Saturday, January 21, 2017

EGYPT - The case of the old Copt woman from Karm, beaten and stripped naked by fanatical Islamists, suspended for "lack of evidence"

Prosecutors in Egypt's central governorate of Minya have suspended investigations into an assault on a 70-year-old Coptic Christian woman, Suan Thabet, who was stripped naked and paraded in the streets by a Muslim mob last May. 

The woman's lawyer - refer Egyptian sources consulted by Agenzia Fides - announced that on Saturday, January 14 the prosecutors cited "lack of sufficient evidence". 

The old woman, interviewed by a US-based Christian TV station said that she and her family are unable to return home to this day because of threats by Muslim extremists in the village.

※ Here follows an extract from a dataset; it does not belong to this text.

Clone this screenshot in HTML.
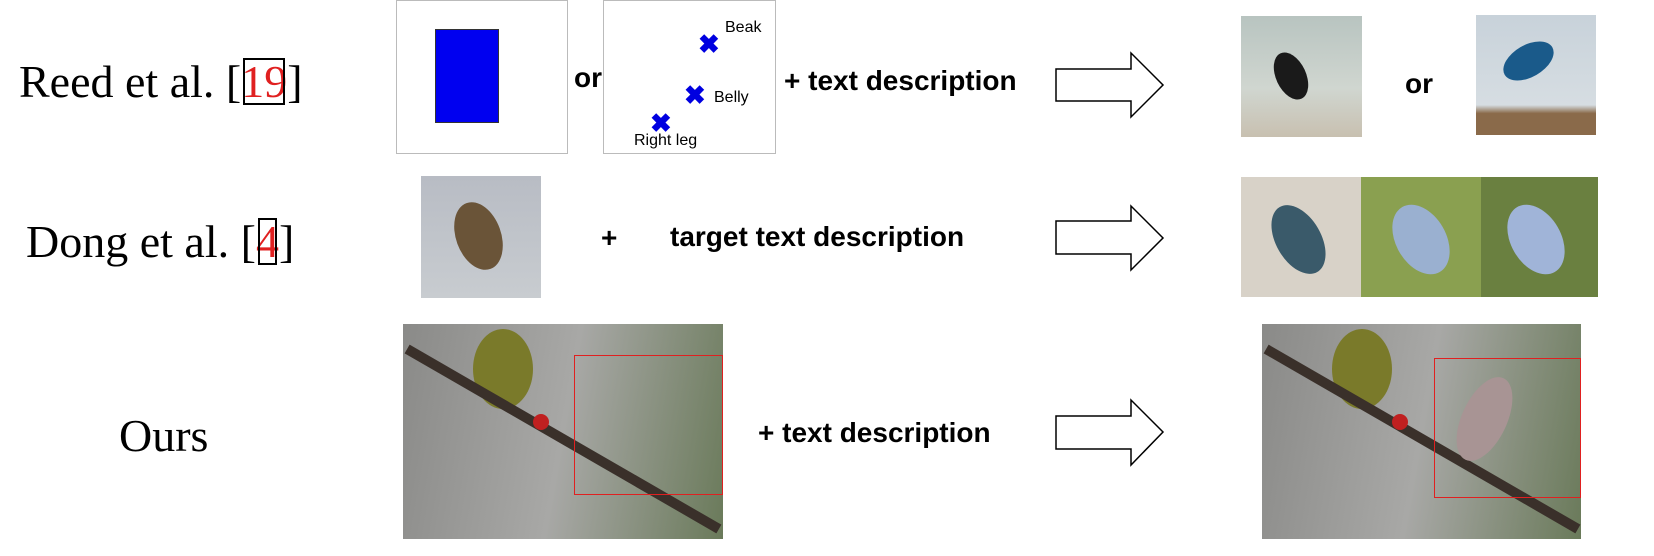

The explosion of sectarian violence in Karm, which took place a few days after the meeting in Rome between Pope Francis and the Grand Imam of al-Azhar, Ahmed al-Tayyib, had drawn the attention of public debate in Egypt, especially for the violence and humiliations perpetrated against the elderly lady. 


The armed Muslim mob that assaulted the 70-year-old woman also looted and torched seven Christian houses belonging to Copt Christians.

The attack on the woman followed a rumour that her son, an Egyptian Copt, had an affair with a Muslim woman. Coptic Orthodox Patriarch Tawadros II had issued a statement, which raised the possibility that the facts in al Karm could be used to trigger a new spiral of sectarian clashes. 


The same President Abdel Fattah al Sisi had appealed to the competent government departments so that those responsible for the violence in Karm were promptly identified and punished. 

In the weeks that followed the attack, at least 8 people were arrested among 14 suspects of having taken part in sectarian violence.